Karena medsos ini adalah sebuah ruang publik, dimana terjadi bermacam interaksi di dalamnya, maka gue pun sedikit-sedikit mulai berani menyatakan pendapat tentang segala sesuatu hal yang tertangkap oleh panca indera. Mulai tentang politik dan hukum, pendidikan, ekonomi, dan beragam macam fenomena lainnya. Ya, mungkin para pembaca yang budiman sudah melihat-lihat isi blog gue seperti apa. Jadi dapat disimpulkan wujud gue ini makhluk yang kayak gimana. Meskipun gue terkadang ragu jika berbagai hal yang gue nyatain di medsos ini dibaca sama orang lain atau enggak. Tapi, dari pada ngedumel di hati ujungnya malah jadi penyakit, mending dituangin aja lewat tulisan.

Nah, medsos ini meningkatkan kemauan menulis seseorang loh. Namun sayangnya di negeri kita ini meningkatnya minat menulis, belum sebanding dengan meningkatnya minat baca. Kenapa orang saat ini lebih senang menulis di medsos, ya karena medsos enggak butuh pulpen atau kertas yang harganya semakin hari semakin mahal. Lagian enggak semua tulisan tangan orang itu bagus. Terkadang tulisan jelek menjadi salah satu penghambat orang buat nulis. Hehe. Disamping itu, tulisan tangan kita enggak pernah bisa dibaca orang secara langsung, sehingga lambat mendapat feedback dari khalayak. Beda kalau kita nulis status di fesbuk misalnya, baru sebentar aja langsung ada yang kasih komentar atau ada orang yang menyukai apa yang kita tulis.
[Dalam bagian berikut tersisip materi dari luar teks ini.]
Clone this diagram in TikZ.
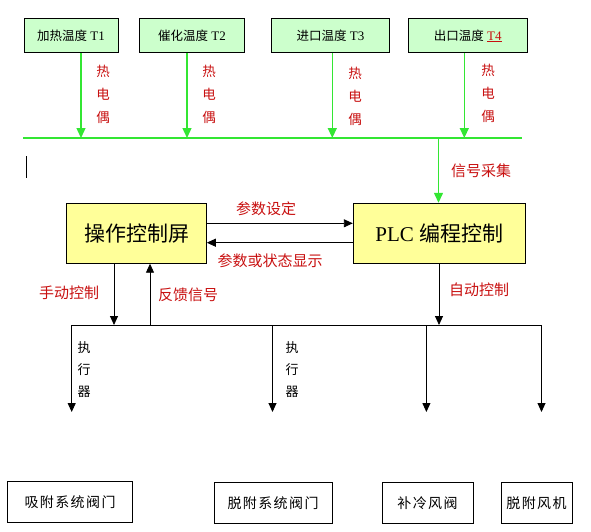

Serunya, para pakar medsos-ware ini nemu aja lagi media ekspresi yang semakin hari semakin kreatif. Buat orang yang suka asal nyeletuk, ada twitter yang dibatasi 140 karakter. Kalau yang pengen nulis agak panjang, ada fesbuk. Buat yang doyan nulis artikel, ada blog. Buat foto ada instagram, buat makan ada nasi sama ikan, buat gue, ya cuma kamu, iya...kamu. Hehehe. Semakin banyak jenis medsos, ada dubsmash, youtube, soundcloud, path, ask.fm, pinterest, dan lainnya. Akhirnya meningkatkan tingkat kreatifitas manusia. Memberikan ruang berekspresi lebih banyak untuk manusia.
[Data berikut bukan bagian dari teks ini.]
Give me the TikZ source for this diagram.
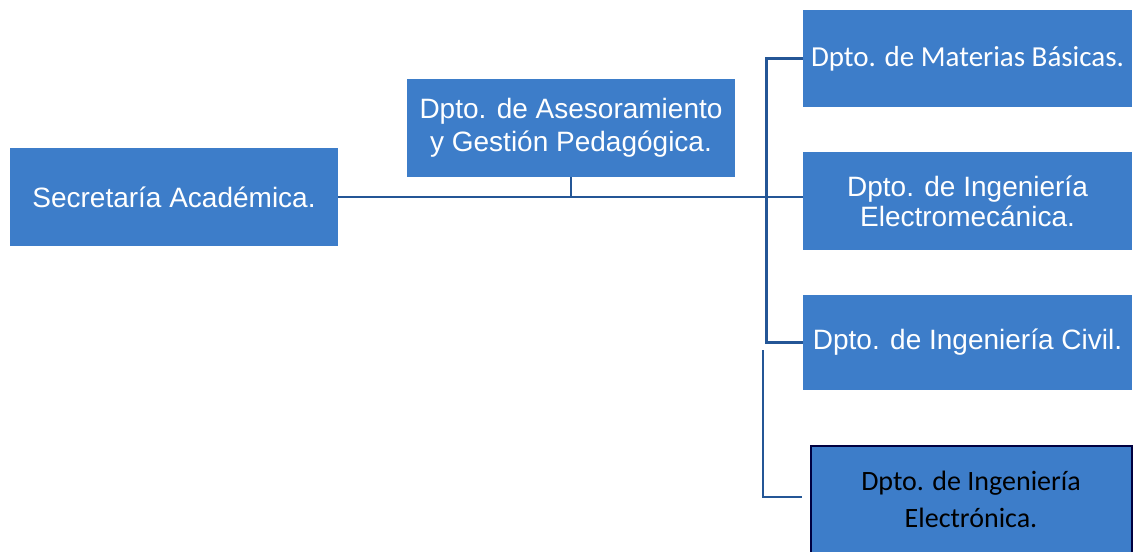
\documentclass[tikz,border=0pt]{standalone}
\usepackage{fontspec}
\setmainfont{Liberation Sans}
\newfontfamily\calibri{Carlito}
\usepackage{tikz}
\usetikzlibrary{calc,positioning}
\usepackage{xcolor}
\definecolor{deptblue}{RGB}{61,125,201}
\definecolor{linkblue}{RGB}{36,86,150}
\tikzset{
  dept/.style={rectangle,fill=deptblue,text=white,align=center,inner sep=0pt,
    minimum width=329pt,minimum height=98pt,font=\fontsize{28}{33}\selectfont},
  link/.style={draw=linkblue,line width=2.8pt},
  every node/.style={font=\small}
}
\tikzstyle{thinlink} = [draw=linkblue,line width=1.1pt]

\begin{document}
\begin{tikzpicture}[x=1pt,y=-1pt]
  \useasboundingbox[fill=white] (0,0) rectangle (1134,551);
  \node[dept,minimum width=328pt] (sec) at (174,197) {Secretaría Académica.};
  \node[dept,minimum width=328pt] (ase) at (571,128)
    {Dpto. de Asesoramiento\\y Gestión Pedagógica.};
  \node[dept,minimum height=97pt,font=\calibri\fontsize{29}{34}\selectfont]
    (mb) at (967.5,58.5) {Dpto. de Materias Básicas.};
  \node[dept,font=\fontsize{28}{30}\selectfont] (em) at (967.5,201)
    {Dpto. de Ingeniería\\Electromecánica.};
  \node[dept,minimum height=95pt] (civ) at (967.5,342.5) {Dpto. de Ingeniería Civil.};
  \node[dept,minimum width=321pt,minimum height=107pt,draw=black!75!blue,line width=2pt,
    text=black,font=\calibri\fontsize{28}{37}\selectfont] (ele) at (971,499)
    {Dpto. de Ingeniería\\Electrónica.};
  % connectors
  \draw[link] (sec.east) -- (sec.east -| em.west);
  \draw[link] (ase.south) -- (ase.south |- sec.east);
  \draw[link] (mb.west) -- ++(-36,0) |- (civ.west);
  \coordinate (elup) at (763,350);
  \coordinate (elend) at ([xshift=-8pt,yshift=2pt]ele.west);
  \draw[thinlink] (elup) |- (elend);
\end{tikzpicture}
\end{document}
Kita bisa dengan bebasnya menggunakan akun medsos yang kita punya. Mengeluarkan uneg-uneg tentang pemerintahan korup tanpa harus dibilang makar, bisa. Tanpa takut dituduh subpersip, enggak kayak zaman sebelum reformasi. Mau ngocol dan menghibur orang lewat hal-hal jenaka juga bisa. Mau curhat tentang perasaan terhadap lawan jenis juga monggo. Bahkan, banyak akun anonim yang dibuat untuk kampanye hitam juga boleh. Generasi sekarang adalah generasi medsos. Jaringan internet akhirnya menghubungkan dua sisi dunia yang bertolak belakang dan berjauhan. Akulturasi terjadi, banyak hal tabu menjadi wajar di dunia medsos, pornografi salah satunya. Tapi saat ini gue bukan mau ngebahas itu, meski hal tersebut memang sangat mengganggu mata.
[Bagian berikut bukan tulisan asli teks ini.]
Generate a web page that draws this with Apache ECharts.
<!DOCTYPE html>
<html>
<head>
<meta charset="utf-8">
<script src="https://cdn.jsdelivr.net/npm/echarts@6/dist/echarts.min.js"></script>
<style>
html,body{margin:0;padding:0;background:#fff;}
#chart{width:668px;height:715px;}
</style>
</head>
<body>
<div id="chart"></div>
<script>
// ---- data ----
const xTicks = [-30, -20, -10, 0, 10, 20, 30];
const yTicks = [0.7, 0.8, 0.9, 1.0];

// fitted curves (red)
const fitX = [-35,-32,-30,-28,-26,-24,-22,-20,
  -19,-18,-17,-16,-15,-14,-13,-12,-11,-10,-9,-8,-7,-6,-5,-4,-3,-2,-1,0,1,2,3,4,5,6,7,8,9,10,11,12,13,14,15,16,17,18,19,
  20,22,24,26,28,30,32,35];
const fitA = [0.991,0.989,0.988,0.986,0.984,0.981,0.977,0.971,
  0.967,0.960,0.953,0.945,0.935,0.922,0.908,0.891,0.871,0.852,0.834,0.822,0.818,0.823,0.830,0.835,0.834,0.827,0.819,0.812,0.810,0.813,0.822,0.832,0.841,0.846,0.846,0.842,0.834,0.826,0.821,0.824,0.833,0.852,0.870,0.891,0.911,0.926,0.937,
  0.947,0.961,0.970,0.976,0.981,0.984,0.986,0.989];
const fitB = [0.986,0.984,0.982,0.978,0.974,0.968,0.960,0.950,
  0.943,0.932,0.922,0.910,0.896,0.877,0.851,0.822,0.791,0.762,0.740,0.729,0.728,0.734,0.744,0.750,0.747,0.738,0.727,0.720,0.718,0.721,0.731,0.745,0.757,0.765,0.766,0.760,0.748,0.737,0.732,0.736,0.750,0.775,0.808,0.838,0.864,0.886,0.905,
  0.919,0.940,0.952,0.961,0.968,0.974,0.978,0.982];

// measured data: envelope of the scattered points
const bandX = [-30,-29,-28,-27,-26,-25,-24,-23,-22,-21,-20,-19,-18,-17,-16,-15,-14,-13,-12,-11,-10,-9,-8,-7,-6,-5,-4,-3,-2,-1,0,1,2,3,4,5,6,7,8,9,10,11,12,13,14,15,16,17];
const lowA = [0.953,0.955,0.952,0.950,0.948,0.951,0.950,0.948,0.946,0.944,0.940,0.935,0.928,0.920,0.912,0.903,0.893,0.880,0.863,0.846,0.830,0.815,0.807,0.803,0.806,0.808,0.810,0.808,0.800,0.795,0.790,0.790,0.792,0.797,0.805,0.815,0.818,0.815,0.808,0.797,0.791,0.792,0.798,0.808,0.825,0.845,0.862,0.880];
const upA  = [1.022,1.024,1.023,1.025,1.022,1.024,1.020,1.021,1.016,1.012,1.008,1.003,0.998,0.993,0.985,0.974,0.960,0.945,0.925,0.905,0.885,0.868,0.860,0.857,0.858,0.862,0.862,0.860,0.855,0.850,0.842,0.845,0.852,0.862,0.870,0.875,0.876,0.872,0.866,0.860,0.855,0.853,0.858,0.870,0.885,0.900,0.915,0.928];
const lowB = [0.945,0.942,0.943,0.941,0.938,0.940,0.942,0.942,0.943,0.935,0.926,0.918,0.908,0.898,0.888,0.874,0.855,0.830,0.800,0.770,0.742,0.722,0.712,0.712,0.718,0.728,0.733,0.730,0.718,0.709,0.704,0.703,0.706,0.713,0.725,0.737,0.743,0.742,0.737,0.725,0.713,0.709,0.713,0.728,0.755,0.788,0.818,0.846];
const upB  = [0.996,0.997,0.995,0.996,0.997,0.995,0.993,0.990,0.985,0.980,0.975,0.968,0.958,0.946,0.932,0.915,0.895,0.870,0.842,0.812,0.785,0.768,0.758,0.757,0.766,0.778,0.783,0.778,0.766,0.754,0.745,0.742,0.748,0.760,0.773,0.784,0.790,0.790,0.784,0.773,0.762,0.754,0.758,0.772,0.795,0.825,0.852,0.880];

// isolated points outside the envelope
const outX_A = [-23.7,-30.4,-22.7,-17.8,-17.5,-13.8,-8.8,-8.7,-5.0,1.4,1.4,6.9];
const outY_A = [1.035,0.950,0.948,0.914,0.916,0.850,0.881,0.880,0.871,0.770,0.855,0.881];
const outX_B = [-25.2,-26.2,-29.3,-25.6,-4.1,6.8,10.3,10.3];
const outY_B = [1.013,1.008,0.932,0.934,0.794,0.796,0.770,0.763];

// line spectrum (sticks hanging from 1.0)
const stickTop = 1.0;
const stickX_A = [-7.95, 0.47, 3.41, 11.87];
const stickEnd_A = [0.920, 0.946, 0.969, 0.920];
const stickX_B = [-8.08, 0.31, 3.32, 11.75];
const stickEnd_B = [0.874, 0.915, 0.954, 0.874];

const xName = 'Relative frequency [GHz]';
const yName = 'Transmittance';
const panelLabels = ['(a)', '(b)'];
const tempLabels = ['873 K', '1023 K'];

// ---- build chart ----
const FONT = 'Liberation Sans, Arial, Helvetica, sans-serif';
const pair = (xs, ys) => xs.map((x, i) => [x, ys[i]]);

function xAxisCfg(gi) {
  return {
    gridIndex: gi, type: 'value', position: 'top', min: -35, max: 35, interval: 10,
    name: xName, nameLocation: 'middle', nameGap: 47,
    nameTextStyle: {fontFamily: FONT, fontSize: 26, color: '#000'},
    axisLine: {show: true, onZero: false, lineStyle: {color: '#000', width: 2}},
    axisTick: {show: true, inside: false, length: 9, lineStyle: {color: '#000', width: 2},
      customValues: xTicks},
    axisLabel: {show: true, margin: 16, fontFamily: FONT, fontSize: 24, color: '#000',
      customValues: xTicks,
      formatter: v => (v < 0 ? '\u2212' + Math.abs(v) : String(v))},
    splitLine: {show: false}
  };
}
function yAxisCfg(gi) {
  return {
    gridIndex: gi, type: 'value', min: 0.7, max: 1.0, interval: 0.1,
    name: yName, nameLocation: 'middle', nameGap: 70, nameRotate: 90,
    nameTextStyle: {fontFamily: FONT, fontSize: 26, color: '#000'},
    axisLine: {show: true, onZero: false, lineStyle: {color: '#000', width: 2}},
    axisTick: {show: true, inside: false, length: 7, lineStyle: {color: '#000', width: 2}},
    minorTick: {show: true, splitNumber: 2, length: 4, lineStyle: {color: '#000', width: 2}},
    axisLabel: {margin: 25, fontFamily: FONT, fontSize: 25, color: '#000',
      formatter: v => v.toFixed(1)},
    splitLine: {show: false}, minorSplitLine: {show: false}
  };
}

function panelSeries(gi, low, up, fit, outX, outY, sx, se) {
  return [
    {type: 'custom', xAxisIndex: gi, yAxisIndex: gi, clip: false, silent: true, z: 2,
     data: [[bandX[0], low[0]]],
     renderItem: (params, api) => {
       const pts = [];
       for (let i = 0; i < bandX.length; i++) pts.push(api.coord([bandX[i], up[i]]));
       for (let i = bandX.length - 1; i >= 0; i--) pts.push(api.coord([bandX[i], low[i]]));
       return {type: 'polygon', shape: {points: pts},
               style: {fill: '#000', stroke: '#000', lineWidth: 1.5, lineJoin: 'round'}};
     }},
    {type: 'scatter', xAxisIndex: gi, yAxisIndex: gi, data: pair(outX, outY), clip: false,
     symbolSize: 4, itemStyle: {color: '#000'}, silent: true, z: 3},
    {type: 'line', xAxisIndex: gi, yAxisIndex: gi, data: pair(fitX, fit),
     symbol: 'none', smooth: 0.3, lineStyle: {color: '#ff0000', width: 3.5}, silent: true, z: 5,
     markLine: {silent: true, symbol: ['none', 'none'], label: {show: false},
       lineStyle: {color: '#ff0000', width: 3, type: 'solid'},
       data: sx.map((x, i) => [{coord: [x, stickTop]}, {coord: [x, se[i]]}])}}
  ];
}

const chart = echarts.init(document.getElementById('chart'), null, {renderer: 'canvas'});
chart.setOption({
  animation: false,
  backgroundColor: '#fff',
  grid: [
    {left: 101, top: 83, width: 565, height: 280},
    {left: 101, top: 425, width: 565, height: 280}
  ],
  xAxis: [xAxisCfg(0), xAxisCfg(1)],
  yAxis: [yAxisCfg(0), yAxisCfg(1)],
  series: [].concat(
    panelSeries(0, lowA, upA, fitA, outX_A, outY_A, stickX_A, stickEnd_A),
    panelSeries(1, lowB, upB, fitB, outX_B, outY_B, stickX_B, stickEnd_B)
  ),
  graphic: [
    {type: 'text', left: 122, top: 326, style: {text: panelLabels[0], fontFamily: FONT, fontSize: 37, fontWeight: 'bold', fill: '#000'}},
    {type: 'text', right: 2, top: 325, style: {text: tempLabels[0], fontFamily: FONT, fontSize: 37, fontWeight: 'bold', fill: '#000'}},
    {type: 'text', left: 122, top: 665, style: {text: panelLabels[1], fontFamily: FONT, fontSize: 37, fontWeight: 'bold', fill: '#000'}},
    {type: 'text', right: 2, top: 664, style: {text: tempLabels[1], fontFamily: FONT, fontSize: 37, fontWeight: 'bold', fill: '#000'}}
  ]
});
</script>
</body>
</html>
Segi positif sebuah akun medsos adalah membuat semua informasi dapat dengan mudah dan secara langsung kita komentari. Juga kita bisa aja kan stalking akun medsos orang yang kita suka, buat tahu apa aja mikes makes yang gebetan sukain. Haha. Ketika ada beberapa orang menyepakati ide yang kita tuangkan, dan ide ini membutuhkan eksekusi berupa sebuah kegiatan, medsos menjadi ruang untuk mempublikasi kegiatan kita. Dari satu kegiatan, akhirnya berkembang menjadi suatu komunitas. Jaringan silaturahmi yang semakin berkembang, yang akhirnya menambah wawasan buat diri kita juga. Gue sendiri ngalamin tuh feedbeck positif dari medsos.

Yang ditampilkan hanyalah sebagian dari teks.